Instruction: All of the data should be output character for character, except the pictures.
━━━ Supplied data
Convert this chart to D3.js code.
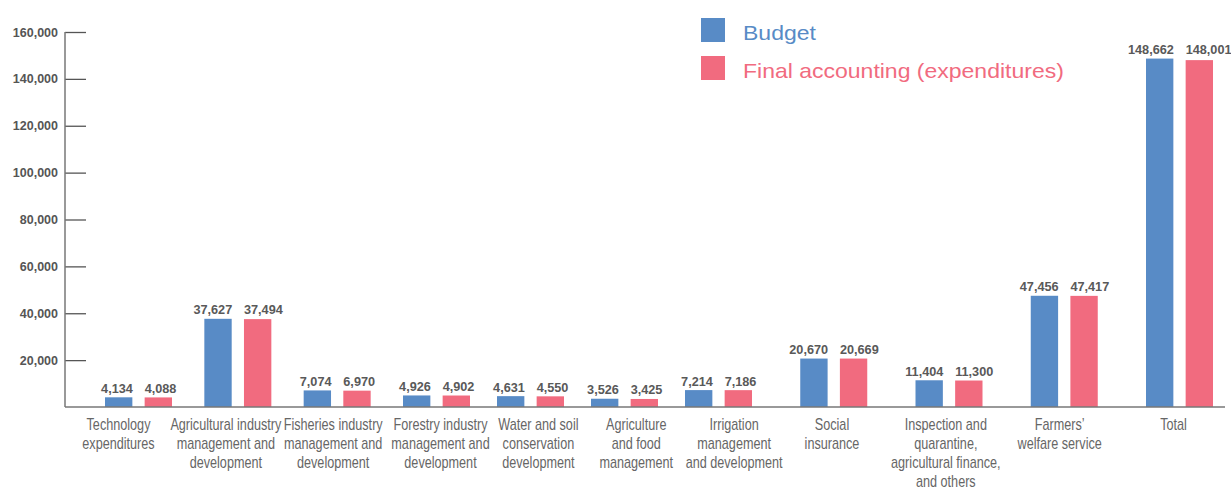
<!DOCTYPE html>
<html><head><meta charset="utf-8">
<script src="https://cdn.jsdelivr.net/npm/d3@7"></script>
<style>
html,body{margin:0;padding:0;background:#fff;}
svg{display:block;font-family:"Liberation Sans",Arial,sans-serif;}
</style></head>
<body><svg id="chart" width="1231" height="488"></svg>
<script>
const categories = [
  "Technology\nexpenditures",
  "Agricultural industry\nmanagement and\ndevelopment",
  "Fisheries industry\nmanagement and\ndevelopment",
  "Forestry industry\nmanagement and\ndevelopment",
  "Water and soil\nconservation\ndevelopment",
  "Agriculture\nand food\nmanagement",
  "Irrigation\nmanagement\nand development",
  "Social\ninsurance",
  "Inspection and\nquarantine,\nagricultural finance,\nand others",
  "Farmers’\nwelfare service",
  "Total"
];
const budget = [4134, 37627, 7074, 4926, 4631, 3526, 7214, 20670, 11404, 47456, 148662];
const finalAccounting = [4088, 37494, 6970, 4902, 4550, 3425, 7186, 20669, 11300, 47417, 148001];
const seriesNames = ["Budget", "Final accounting (expenditures)"];
const yTicks = [20000, 40000, 60000, 80000, 100000, 120000, 140000, 160000];

const colors = ["#588bc6", "#f16b7f"];
const svg = d3.select("#chart");

const y = d3.scaleLinear().domain([0, 160000]).range([407, 32]);
// group (bar pair) centre positions by category slot
const xBar = d3.scaleLinear().domain([0, 3, 6, 10]).range([138.5, 436.5, 718.5, 1179.5]);
// category label centre positions by category slot
const xLab = d3.scaleLinear().domain([0, 3, 7, 10]).range([118.5, 440.5, 832, 1173.5]);
const inner = d3.scaleBand().domain([0, 1]).range([-33.5, 33.5]).paddingInner(0.31);

// y axis
const yAxis = d3.axisLeft(y).tickValues(yTicks).tickFormat(d3.format(",")).tickSize(0).tickPadding(7);
const gy = svg.append("g").attr("transform", "translate(65,0)").call(yAxis);
gy.select(".domain").remove();
gy.selectAll("text").attr("font-size", "12.5px").attr("font-weight", "bold").attr("fill", "#555")
  .attr("font-family", "Liberation Sans, Arial, sans-serif");
gy.selectAll(".tick").append("line").attr("x1", 0).attr("x2", 21).attr("stroke", "#555").attr("stroke-width", 1.3);
svg.append("line").attr("x1", 65).attr("x2", 65).attr("y1", y(160000)).attr("y2", y(0))
  .attr("stroke", "#777").attr("stroke-width", 1.5);

// bars
const groups = svg.append("g").selectAll("g").data(categories).join("g")
  .attr("transform", (d, i) => `translate(${xBar(i)},0)`);
groups.each(function(d, i) {
  const g = d3.select(this);
  const vals = [budget[i], finalAccounting[i]];
  const top = y(d3.max(vals));
  vals.forEach((v, s) => {
    g.append("rect").attr("x", inner(s)).attr("width", inner.bandwidth())
      .attr("y", y(v)).attr("height", y(0) - y(v)).attr("fill", colors[s]);
    g.append("text")
      .attr("x", s === 0 ? inner(s) + inner.bandwidth() + 0.5 : inner(s))
      .attr("y", top - 4.5)
      .attr("text-anchor", s === 0 ? "end" : "start")
      .attr("font-size", "12.7px").attr("font-weight", "bold")
      .attr("fill", "#595959").text(d3.format(",")(v));
  });
});

// x baseline
svg.append("line").attr("x1", 65).attr("x2", 1225).attr("y1", y(0)).attr("y2", y(0))
  .attr("stroke", "#777").attr("stroke-width", 1.5);

// category labels
categories.forEach((c, i) => {
  const t = svg.append("text").attr("transform", `translate(${xLab(i)},0) scale(0.79,1)`)
    .attr("text-anchor", "middle").attr("font-size", "16px").attr("fill", "#666");
  c.split("\n").forEach((line, j) => {
    t.append("tspan").attr("x", 0).attr("y", 430 + j * 19).text(line);
  });
});

// legend
const leg = svg.append("g").selectAll("g").data(seriesNames).join("g")
  .attr("transform", (d, i) => `translate(701,${18 + i * 38})`);
leg.append("rect").attr("width", 24).attr("height", 24).attr("fill", (d, i) => colors[i]);
leg.append("text").attr("transform", "translate(42,21.5) scale(1.15,1)")
  .attr("font-size", "20px")
  .attr("fill", (d, i) => colors[i]).text(d => d);
</script></body></html>
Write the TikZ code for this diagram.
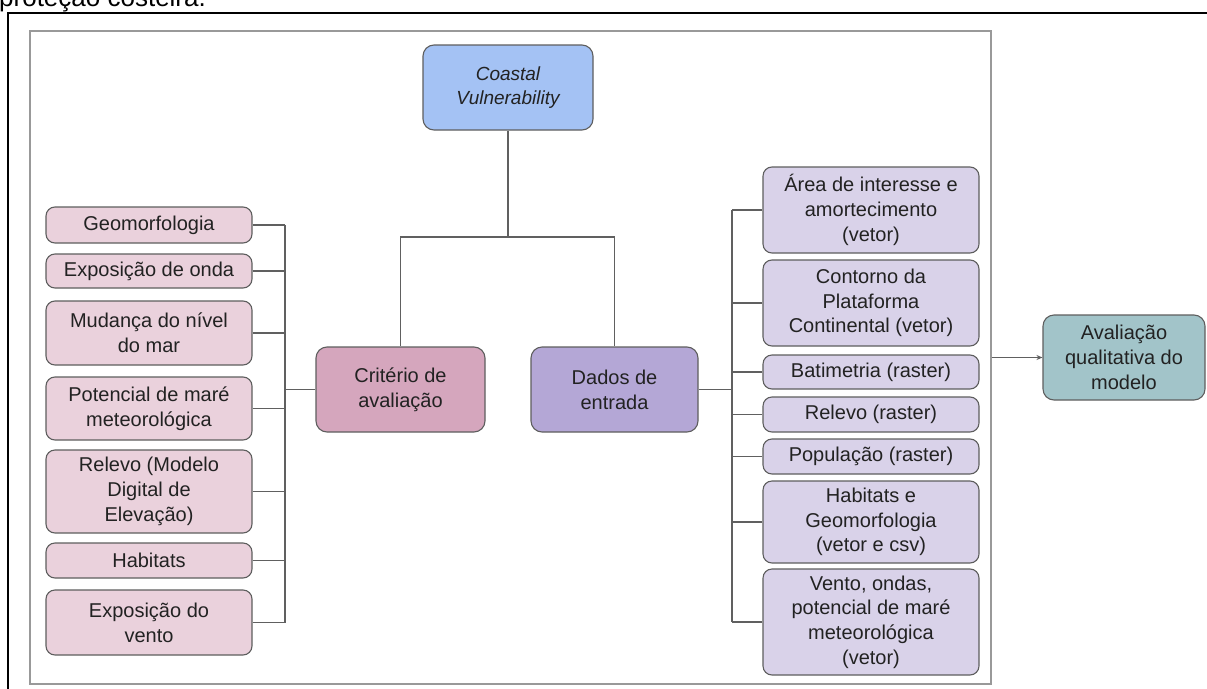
━━━━━━
Task result:
Convert this chart to D3.js code.
<!DOCTYPE html>
<html><head><meta charset="utf-8">
<script src="https://cdn.jsdelivr.net/npm/d3@7"></script>
<style>
html,body{margin:0;padding:0;background:#fff;}
svg{display:block;font-family:"Liberation Sans",Arial,sans-serif;}
</style></head>
<body><svg id="chart" width="1231" height="488"></svg>
<script>
const categories = [
  "Technology\nexpenditures",
  "Agricultural industry\nmanagement and\ndevelopment",
  "Fisheries industry\nmanagement and\ndevelopment",
  "Forestry industry\nmanagement and\ndevelopment",
  "Water and soil\nconservation\ndevelopment",
  "Agriculture\nand food\nmanagement",
  "Irrigation\nmanagement\nand development",
  "Social\ninsurance",
  "Inspection and\nquarantine,\nagricultural finance,\nand others",
  "Farmers’\nwelfare service",
  "Total"
];
const budget = [4134, 37627, 7074, 4926, 4631, 3526, 7214, 20670, 11404, 47456, 148662];
const finalAccounting = [4088, 37494, 6970, 4902, 4550, 3425, 7186, 20669, 11300, 47417, 148001];
const seriesNames = ["Budget", "Final accounting (expenditures)"];
const yTicks = [20000, 40000, 60000, 80000, 100000, 120000, 140000, 160000];

const colors = ["#588bc6", "#f16b7f"];
const svg = d3.select("#chart");

const y = d3.scaleLinear().domain([0, 160000]).range([407, 32]);
// group (bar pair) centre positions by category slot
const xBar = d3.scaleLinear().domain([0, 3, 6, 10]).range([138.5, 436.5, 718.5, 1179.5]);
// category label centre positions by category slot
const xLab = d3.scaleLinear().domain([0, 3, 7, 10]).range([118.5, 440.5, 832, 1173.5]);
const inner = d3.scaleBand().domain([0, 1]).range([-33.5, 33.5]).paddingInner(0.31);

// y axis
const yAxis = d3.axisLeft(y).tickValues(yTicks).tickFormat(d3.format(",")).tickSize(0).tickPadding(7);
const gy = svg.append("g").attr("transform", "translate(65,0)").call(yAxis);
gy.select(".domain").remove();
gy.selectAll("text").attr("font-size", "12.5px").attr("font-weight", "bold").attr("fill", "#555")
  .attr("font-family", "Liberation Sans, Arial, sans-serif");
gy.selectAll(".tick").append("line").attr("x1", 0).attr("x2", 21).attr("stroke", "#555").attr("stroke-width", 1.3);
svg.append("line").attr("x1", 65).attr("x2", 65).attr("y1", y(160000)).attr("y2", y(0))
  .attr("stroke", "#777").attr("stroke-width", 1.5);

// bars
const groups = svg.append("g").selectAll("g").data(categories).join("g")
  .attr("transform", (d, i) => `translate(${xBar(i)},0)`);
groups.each(function(d, i) {
  const g = d3.select(this);
  const vals = [budget[i], finalAccounting[i]];
  const top = y(d3.max(vals));
  vals.forEach((v, s) => {
    g.append("rect").attr("x", inner(s)).attr("width", inner.bandwidth())
      .attr("y", y(v)).attr("height", y(0) - y(v)).attr("fill", colors[s]);
    g.append("text")
      .attr("x", s === 0 ? inner(s) + inner.bandwidth() + 0.5 : inner(s))
      .attr("y", top - 4.5)
      .attr("text-anchor", s === 0 ? "end" : "start")
      .attr("font-size", "12.7px").attr("font-weight", "bold")
      .attr("fill", "#595959").text(d3.format(",")(v));
  });
});

// x baseline
svg.append("line").attr("x1", 65).attr("x2", 1225).attr("y1", y(0)).attr("y2", y(0))
  .attr("stroke", "#777").attr("stroke-width", 1.5);

// category labels
categories.forEach((c, i) => {
  const t = svg.append("text").attr("transform", `translate(${xLab(i)},0) scale(0.79,1)`)
    .attr("text-anchor", "middle").attr("font-size", "16px").attr("fill", "#666");
  c.split("\n").forEach((line, j) => {
    t.append("tspan").attr("x", 0).attr("y", 430 + j * 19).text(line);
  });
});

// legend
const leg = svg.append("g").selectAll("g").data(seriesNames).join("g")
  .attr("transform", (d, i) => `translate(701,${18 + i * 38})`);
leg.append("rect").attr("width", 24).attr("height", 24).attr("fill", (d, i) => colors[i]);
leg.append("text").attr("transform", "translate(42,21.5) scale(1.15,1)")
  .attr("font-size", "20px")
  .attr("fill", (d, i) => colors[i]).text(d => d);
</script></body></html>
Write the TikZ code for this diagram.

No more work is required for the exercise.